И тогда я увидел ее.
Она стояла в переулке рядом с модным лаунджем, прислонившись к грубой кирпичной стене. Платье — шелковое, короткое, цвета темного вина — съехало с одного плеча. Она держала в руке туфлю на высоком каблуке, вторую, видимо, потеряла. Голова была запрокинута, она смотрела на грязное небо между крышами, и по щеке у нее стекала одинокая слеза, смешиваясь с размазанной тушью. Она была пьяна. Не весело, а горько, до потери связи с миром.
И к ней уже пристроился кто-то. Крупный, в дорогой, но безвкусной куртке, мужчина. Он нависал над ней, пытаясь взять ее за подбородок. Его губы шевелились, он что-то говорил назидательным, властным тоном, полным гнусной уверенности. А она… она просто смотрела сквозь него. Та же пустота. Но теперь не защитная, а истощенная. Беспомощная.

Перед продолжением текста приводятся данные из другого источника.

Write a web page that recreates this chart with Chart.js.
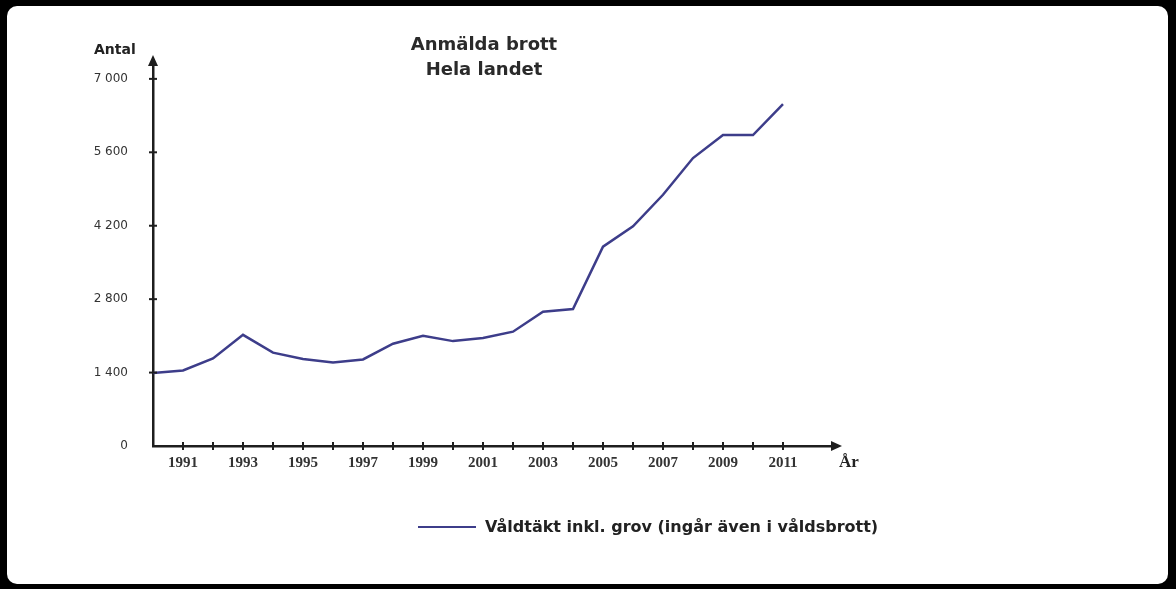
<!DOCTYPE html>
<html>
<head>
<meta charset="utf-8">
<script src="https://cdn.jsdelivr.net/npm/chart.js@4/dist/chart.umd.min.js"></script>
<style>
  html, body { margin: 0; padding: 0; background: #000; }
  body { width: 1176px; height: 589px; position: relative; overflow: hidden; }
  .sheet { position: absolute; left: 7px; top: 6px; width: 1161px; height: 578px; background: #fff; border-radius: 10px; }
  #wrap { position: absolute; left: 0; top: 0; width: 1176px; height: 589px; }
  .txt { position: absolute; font-family: "DejaVu Sans", sans-serif; font-weight: bold; color: #222; white-space: nowrap; }
  .title { left: 384px; top: 31px; width: 200px; text-align: center; font-size: 18px; line-height: 25px; color: #2a2a2a; }
  .antal { left: 94px; top: 41px; font-size: 14px; }
  .ar { left: 839px; top: 452px; font-family: "Liberation Serif", serif; font-size: 17px; }
  .legend { left: 418px; top: 517px; font-size: 16px; }
  .legend span.sw { display: inline-block; width: 58px; height: 0; border-top: 2.5px solid #3d3d8a; vertical-align: middle; margin-right: 9px; position: relative; top: -1px; }
</style>
</head>
<body>
<div class="sheet"></div>
<div id="wrap"><canvas id="chart" width="1176" height="589"></canvas></div>
<div class="txt title">Anmälda brott<br>Hela landet</div>
<div class="txt antal">Antal</div>
<div class="txt ar">År</div>
<div class="txt legend"><span class="sw"></span>Våldtäkt inkl. grov (ingår även i våldsbrott)</div>
<script>
// data
const years = [1990, 1991, 1992, 1993, 1994, 1995, 1996, 1997, 1998, 1999, 2000,
               2001, 2002, 2003, 2004, 2005, 2006, 2007, 2008, 2009, 2010, 2011];
const valdtakt = [1390, 1440, 1670, 2120, 1780, 1660, 1590, 1650, 1950, 2100, 2000,
                  2060, 2180, 2560, 2610, 3800, 4190, 4790, 5490, 5930, 5930, 6520];
const yTicks = [0, 1400, 2800, 4200, 5600, 7000];
const labeledYears = [1991, 1993, 1995, 1997, 1999, 2001, 2003, 2005, 2007, 2009, 2011];

const axisColor = '#1e1e1e';
const lineColor = '#3d3d8a';

function fmt(v) {
  return String(v).replace(/\B(?=(\d{3})+(?!\d))/g, ' ');
}

// tick crosses and arrow heads on the axes
const axisMarks = {
  id: 'axisMarks',
  afterDraw(chart) {
    const ctx = chart.ctx;
    const xs = chart.scales.x, ys = chart.scales.y;
    const x0 = xs.left, y0 = ys.bottom;
    ctx.save();
    ctx.strokeStyle = axisColor;
    ctx.fillStyle = axisColor;
    ctx.lineWidth = 2;
    xs.ticks.forEach(t => {
      if (t.value === years[0]) return;
      const px = xs.getPixelForValue(t.value);
      ctx.beginPath(); ctx.moveTo(px, y0 - 4); ctx.lineTo(px, y0 + 4); ctx.stroke();
    });
    ys.ticks.forEach(t => {
      if (t.value === 0) return;
      const py = ys.getPixelForValue(t.value);
      ctx.beginPath(); ctx.moveTo(x0 - 4, py); ctx.lineTo(x0 + 4, py); ctx.stroke();
    });
    // arrow up
    ctx.beginPath();
    ctx.moveTo(x0, ys.top - 5);
    ctx.lineTo(x0 - 5, ys.top + 6);
    ctx.lineTo(x0 + 5, ys.top + 6);
    ctx.closePath(); ctx.fill();
    // arrow right
    ctx.beginPath();
    ctx.moveTo(xs.right + 5, y0);
    ctx.lineTo(xs.right - 6, y0 - 5);
    ctx.lineTo(xs.right - 6, y0 + 5);
    ctx.closePath(); ctx.fill();
    ctx.restore();
  }
};

new Chart(document.getElementById('chart'), {
  type: 'line',
  data: {
    datasets: [{
      label: 'Våldtäkt inkl. grov (ingår även i våldsbrott)',
      data: years.map((y, i) => ({ x: y, y: valdtakt[i] })),
      borderColor: lineColor,
      borderWidth: 2.5,
      pointRadius: 0,
      tension: 0,
      fill: false
    }]
  },
  options: {
    responsive: false,
    animation: false,
    layout: { padding: { left: 0, top: 60, right: 339, bottom: 0 } },
    plugins: { legend: { display: false }, tooltip: { enabled: false }, title: { display: false } },
    scales: {
      x: {
        type: 'linear',
        min: 1990,
        max: 2012.8,
        afterFit(scale) { scale.height = 143; },
        afterBuildTicks(scale) {
          scale.ticks = years.filter(y => y > 1990).map(y => ({ value: y }));
        },
        grid: { display: false, drawTicks: false },
        border: { display: true, color: axisColor, width: 2.5 },
        ticks: {
          autoSkip: false,
          maxRotation: 0,
          padding: 8,
          color: '#333',
          font: { family: 'Liberation Serif', size: 15, weight: 'bold' },
          callback: v => labeledYears.includes(v) ? String(v) : ''
        }
      },
      y: {
        min: 0,
        max: 7360,
        afterFit(scale) { scale.width = 153; },
        afterBuildTicks(scale) {
          scale.ticks = yTicks.map(v => ({ value: v }));
        },
        grid: { display: false, drawTicks: false },
        border: { display: true, color: axisColor, width: 2.5 },
        ticks: {
          padding: 25,
          color: '#333',
          font: { family: 'DejaVu Sans', size: 12 },
          callback: v => fmt(v)
        }
      }
    }
  },
  plugins: [axisMarks]
});
</script>
</body>
</html>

Что-то внутри меня — не разум, не сердце, а нечто древнее, темное и примитивное — щелкнуло. Все эти годы ожидания, поисков, бессильной ярости от ее «целостности» — все это сконцентрировалось в одну белую, холодную точку. Он не просто приставал к пьяной девушке. Он трогал мой экспонат.
Это был не гнев. Не ярость. Это было возвращение долга. девять лет я носил в себе эту пустоту, эти бесплодные поиски, эту ярость от её благополучной, цельной жизни. И вот он, этот надутый, самоуверенный мужик в дурацкой куртке, осмелился прикоснуться к единственному, что в этом мире имело для меня ценность. К моему потерянному феномену. К моему архиву в плоти.
Я пересек пространство переулка, не чувствуя под ногами камней. Звуки города — гул машин, далекая музыка — отступили, сменившись гулом в собственных висках. Он услышал шаги, обернулся. На его лице было раздражение, переходящее в глупое удивление. Он даже рта не успел открыть.
Первый удар пришелся не в челюсть. Он пришелся в солнечное сплетение. Точно, сокрушительно, с тихим выдохом, похожим на хлопок подушки. Вся его напыщенная уверенность вышла из него одним хриплым «бух». Он согнулся пополам, глаза вылезли на лоб, полные непонимания и животного страха.